What you are asked to do ::
Retype the data that follows line by line, exactly, and leave its pictures out.

Supplied material ::
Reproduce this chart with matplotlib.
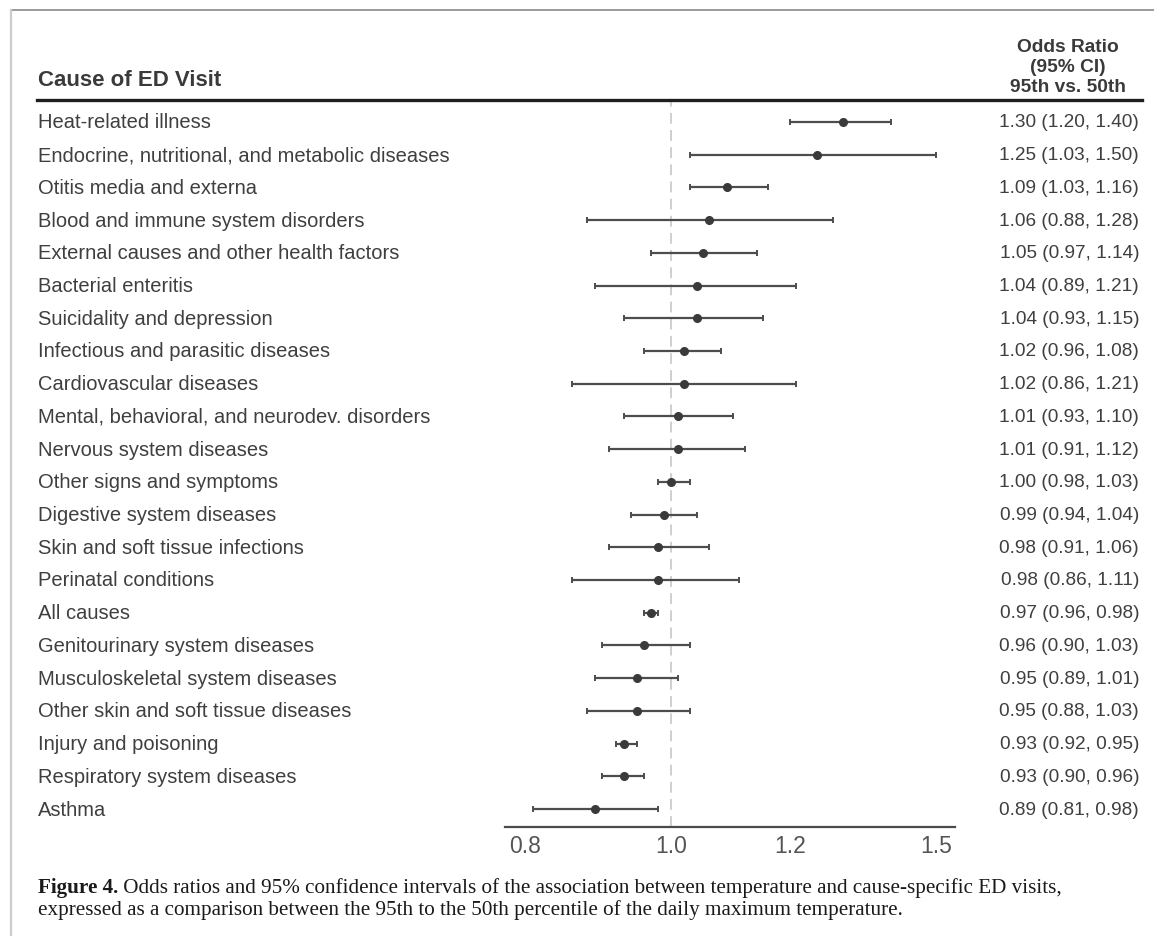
import matplotlib
matplotlib.use("Agg")
import matplotlib.pyplot as plt
from matplotlib.transforms import blended_transform_factory
from matplotlib.lines import Line2D
from matplotlib.ticker import NullLocator, NullFormatter, FixedLocator, FixedFormatter
import numpy as np

# ---------------- data ----------------
causes = [
    "Heat-related illness",
    "Endocrine, nutritional, and metabolic diseases",
    "Otitis media and externa",
    "Blood and immune system disorders",
    "External causes and other health factors",
    "Bacterial enteritis",
    "Suicidality and depression",
    "Infectious and parasitic diseases",
    "Cardiovascular diseases",
    "Mental, behavioral, and neurodev. disorders",
    "Nervous system diseases",
    "Other signs and symptoms",
    "Digestive system diseases",
    "Skin and soft tissue infections",
    "Perinatal conditions",
    "All causes",
    "Genitourinary system diseases",
    "Musculoskeletal system diseases",
    "Other skin and soft tissue diseases",
    "Injury and poisoning",
    "Respiratory system diseases",
    "Asthma",
]
odds_ratio = [1.30, 1.25, 1.09, 1.06, 1.05, 1.04, 1.04, 1.02, 1.02, 1.01, 1.01,
              1.00, 0.99, 0.98, 0.98, 0.97, 0.96, 0.95, 0.95, 0.93, 0.93, 0.89]
ci_lower = [1.20, 1.03, 1.03, 0.88, 0.97, 0.89, 0.93, 0.96, 0.86, 0.93, 0.91,
            0.98, 0.94, 0.91, 0.86, 0.96, 0.90, 0.89, 0.88, 0.92, 0.90, 0.81]
ci_upper = [1.40, 1.50, 1.16, 1.28, 1.14, 1.21, 1.15, 1.08, 1.21, 1.10, 1.12,
            1.03, 1.04, 1.06, 1.11, 0.98, 1.03, 1.01, 1.03, 0.95, 0.96, 0.98]
value_labels = [f"{o:.2f} ({l:.2f}, {u:.2f})" for o, l, u in zip(odds_ratio, ci_lower, ci_upper)]
x_ticks = [0.8, 1.0, 1.2, 1.5]
x_tick_labels = ["0.8", "1.0", "1.2", "1.5"]

header_left = "Cause of ED Visit"
header_right = ["Odds Ratio", "(95% CI)", "95th vs. 50th"]
caption_bold = "Figure 4."
caption_line1 = "Odds ratios and 95% confidence intervals of the association between temperature and cause-specific ED visits,"
caption_line2 = "expressed as a comparison between the 95th to the 50th percentile of the daily maximum temperature."

# ---------------- layout ----------------
W, H = 1154, 937
plt.rcParams["font.family"] = ["Liberation Sans", "DejaVu Sans"]
fig = plt.figure(figsize=(W / 100, H / 100), dpi=100)
fig.patch.set_facecolor("white")

def fx(px):
    return px / W

def fy(py):
    return 1 - py / H

ax = fig.add_axes([fx(505), fy(828), fx(955) - fx(505), fy(102) - fy(828)])
ax.set_xscale("log")
ax.set_xlim(0.776, 1.543)
n = len(causes)
ypos = np.arange(n)
ax.set_ylim(n - 1 + 0.55, -0.64)

odds = np.array(odds_ratio)
lo = np.array(ci_lower)
hi = np.array(ci_upper)

ax.axvline(1.0, color="#cbcbcb", lw=1.3, ls=(0, (6, 3.5)), zorder=0)
ax.errorbar(odds, ypos, xerr=[odds - lo, hi - odds], fmt="o",
            color="#3a3a3a", ecolor="#4d4d4d", elinewidth=1.6,
            capsize=2.4, capthick=1.4, markersize=5.5, zorder=3)

for s in ["top", "right", "left"]:
    ax.spines[s].set_visible(False)
ax.spines["bottom"].set_color("#4a4a4a")
ax.spines["bottom"].set_linewidth(1.6)
ax.yaxis.set_major_locator(NullLocator())
ax.xaxis.set_major_locator(FixedLocator(x_ticks))
ax.xaxis.set_major_formatter(FixedFormatter(x_tick_labels))
ax.xaxis.set_minor_locator(NullLocator())
ax.xaxis.set_minor_formatter(NullFormatter())
ax.tick_params(axis="x", length=0, pad=5, labelsize=16.5, labelcolor="#555555")
ax.patch.set_alpha(0)

trans = blended_transform_factory(fig.transFigure, ax.transData)
for i, (c, v) in enumerate(zip(causes, value_labels)):
    ax.text(fx(38), i, c, transform=trans, ha="left", va="center",
            fontsize=14.5, color="#3f3f3f", clip_on=False)
    ax.text(fx(1139), i, v, transform=trans, ha="right", va="center",
            fontsize=13.7, color="#3f3f3f", clip_on=False)

# headers
fig.text(fx(38), fy(80), header_left, ha="left", va="center",
         fontsize=16, fontweight="bold", color="#3a3a3a")
for txt, py in zip(header_right, [47, 67, 88]):
    fig.text(fx(1068), fy(py), txt, ha="center", va="center",
             fontsize=13.8, fontweight="bold", color="#3a3a3a")

fig.add_artist(Line2D([fx(37), fx(1142)], [fy(101), fy(101)], lw=2.4, color="#1e1e1e"))

# page border
fig.add_artist(Line2D([fx(11), 1.0], [fy(11), fy(11)], lw=1.4, color="#9a9a9a"))
fig.add_artist(Line2D([fx(11), fx(11)], [fy(11), 0.0], lw=1.6, color="#cccccc"))

# caption
cap_size = 13.0
cap_font = ["Liberation Serif", "DejaVu Serif"]
t1 = fig.text(fx(38), fy(888), caption_bold, ha="left", va="center",
              fontsize=cap_size, fontweight="bold", family=cap_font, color="#1a1a1a")
t2 = ax.annotate(" " + caption_line1, xy=(1, 0.5), xycoords=t1, ha="left", va="center",
                 fontsize=cap_size, family=cap_font, color="#1a1a1a", annotation_clip=False)
t3 = fig.text(fx(38), fy(910), caption_line2, ha="left", va="center",
              fontsize=cap_size, family=cap_font, color="#1a1a1a")

# fit caption width to reference (line 1 spans x 38..1058)
fig.canvas.draw()
r = fig.canvas.get_renderer()
right = t2.get_window_extent(r).x1
scale = (1058 - 38) / (right - 38 * 1.0)
new = cap_size * scale
for t in (t1, t2, t3):
    t.set_fontsize(new)

fig.savefig("out.png", dpi=100, facecolor="white")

Response to the task ::
Reproduce this chart with matplotlib.
import matplotlib
matplotlib.use("Agg")
import matplotlib.pyplot as plt
from matplotlib.transforms import blended_transform_factory
from matplotlib.lines import Line2D
from matplotlib.ticker import NullLocator, NullFormatter, FixedLocator, FixedFormatter
import numpy as np

# ---------------- data ----------------
causes = [
    "Heat-related illness",
    "Endocrine, nutritional, and metabolic diseases",
    "Otitis media and externa",
    "Blood and immune system disorders",
    "External causes and other health factors",
    "Bacterial enteritis",
    "Suicidality and depression",
    "Infectious and parasitic diseases",
    "Cardiovascular diseases",
    "Mental, behavioral, and neurodev. disorders",
    "Nervous system diseases",
    "Other signs and symptoms",
    "Digestive system diseases",
    "Skin and soft tissue infections",
    "Perinatal conditions",
    "All causes",
    "Genitourinary system diseases",
    "Musculoskeletal system diseases",
    "Other skin and soft tissue diseases",
    "Injury and poisoning",
    "Respiratory system diseases",
    "Asthma",
]
odds_ratio = [1.30, 1.25, 1.09, 1.06, 1.05, 1.04, 1.04, 1.02, 1.02, 1.01, 1.01,
              1.00, 0.99, 0.98, 0.98, 0.97, 0.96, 0.95, 0.95, 0.93, 0.93, 0.89]
ci_lower = [1.20, 1.03, 1.03, 0.88, 0.97, 0.89, 0.93, 0.96, 0.86, 0.93, 0.91,
            0.98, 0.94, 0.91, 0.86, 0.96, 0.90, 0.89, 0.88, 0.92, 0.90, 0.81]
ci_upper = [1.40, 1.50, 1.16, 1.28, 1.14, 1.21, 1.15, 1.08, 1.21, 1.10, 1.12,
            1.03, 1.04, 1.06, 1.11, 0.98, 1.03, 1.01, 1.03, 0.95, 0.96, 0.98]
value_labels = [f"{o:.2f} ({l:.2f}, {u:.2f})" for o, l, u in zip(odds_ratio, ci_lower, ci_upper)]
x_ticks = [0.8, 1.0, 1.2, 1.5]
x_tick_labels = ["0.8", "1.0", "1.2", "1.5"]

header_left = "Cause of ED Visit"
header_right = ["Odds Ratio", "(95% CI)", "95th vs. 50th"]
caption_bold = "Figure 4."
caption_line1 = "Odds ratios and 95% confidence intervals of the association between temperature and cause-specific ED visits,"
caption_line2 = "expressed as a comparison between the 95th to the 50th percentile of the daily maximum temperature."

# ---------------- layout ----------------
W, H = 1154, 937
plt.rcParams["font.family"] = ["Liberation Sans", "DejaVu Sans"]
fig = plt.figure(figsize=(W / 100, H / 100), dpi=100)
fig.patch.set_facecolor("white")

def fx(px):
    return px / W

def fy(py):
    return 1 - py / H

ax = fig.add_axes([fx(505), fy(828), fx(955) - fx(505), fy(102) - fy(828)])
ax.set_xscale("log")
ax.set_xlim(0.776, 1.543)
n = len(causes)
ypos = np.arange(n)
ax.set_ylim(n - 1 + 0.55, -0.64)

odds = np.array(odds_ratio)
lo = np.array(ci_lower)
hi = np.array(ci_upper)

ax.axvline(1.0, color="#cbcbcb", lw=1.3, ls=(0, (6, 3.5)), zorder=0)
ax.errorbar(odds, ypos, xerr=[odds - lo, hi - odds], fmt="o",
            color="#3a3a3a", ecolor="#4d4d4d", elinewidth=1.6,
            capsize=2.4, capthick=1.4, markersize=5.5, zorder=3)

for s in ["top", "right", "left"]:
    ax.spines[s].set_visible(False)
ax.spines["bottom"].set_color("#4a4a4a")
ax.spines["bottom"].set_linewidth(1.6)
ax.yaxis.set_major_locator(NullLocator())
ax.xaxis.set_major_locator(FixedLocator(x_ticks))
ax.xaxis.set_major_formatter(FixedFormatter(x_tick_labels))
ax.xaxis.set_minor_locator(NullLocator())
ax.xaxis.set_minor_formatter(NullFormatter())
ax.tick_params(axis="x", length=0, pad=5, labelsize=16.5, labelcolor="#555555")
ax.patch.set_alpha(0)

trans = blended_transform_factory(fig.transFigure, ax.transData)
for i, (c, v) in enumerate(zip(causes, value_labels)):
    ax.text(fx(38), i, c, transform=trans, ha="left", va="center",
            fontsize=14.5, color="#3f3f3f", clip_on=False)
    ax.text(fx(1139), i, v, transform=trans, ha="right", va="center",
            fontsize=13.7, color="#3f3f3f", clip_on=False)

# headers
fig.text(fx(38), fy(80), header_left, ha="left", va="center",
         fontsize=16, fontweight="bold", color="#3a3a3a")
for txt, py in zip(header_right, [47, 67, 88]):
    fig.text(fx(1068), fy(py), txt, ha="center", va="center",
             fontsize=13.8, fontweight="bold", color="#3a3a3a")

fig.add_artist(Line2D([fx(37), fx(1142)], [fy(101), fy(101)], lw=2.4, color="#1e1e1e"))

# page border
fig.add_artist(Line2D([fx(11), 1.0], [fy(11), fy(11)], lw=1.4, color="#9a9a9a"))
fig.add_artist(Line2D([fx(11), fx(11)], [fy(11), 0.0], lw=1.6, color="#cccccc"))

# caption
cap_size = 13.0
cap_font = ["Liberation Serif", "DejaVu Serif"]
t1 = fig.text(fx(38), fy(888), caption_bold, ha="left", va="center",
              fontsize=cap_size, fontweight="bold", family=cap_font, color="#1a1a1a")
t2 = ax.annotate(" " + caption_line1, xy=(1, 0.5), xycoords=t1, ha="left", va="center",
                 fontsize=cap_size, family=cap_font, color="#1a1a1a", annotation_clip=False)
t3 = fig.text(fx(38), fy(910), caption_line2, ha="left", va="center",
              fontsize=cap_size, family=cap_font, color="#1a1a1a")

# fit caption width to reference (line 1 spans x 38..1058)
fig.canvas.draw()
r = fig.canvas.get_renderer()
right = t2.get_window_extent(r).x1
scale = (1058 - 38) / (right - 38 * 1.0)
new = cap_size * scale
for t in (t1, t2, t3):
    t.set_fontsize(new)

fig.savefig("out.png", dpi=100, facecolor="white")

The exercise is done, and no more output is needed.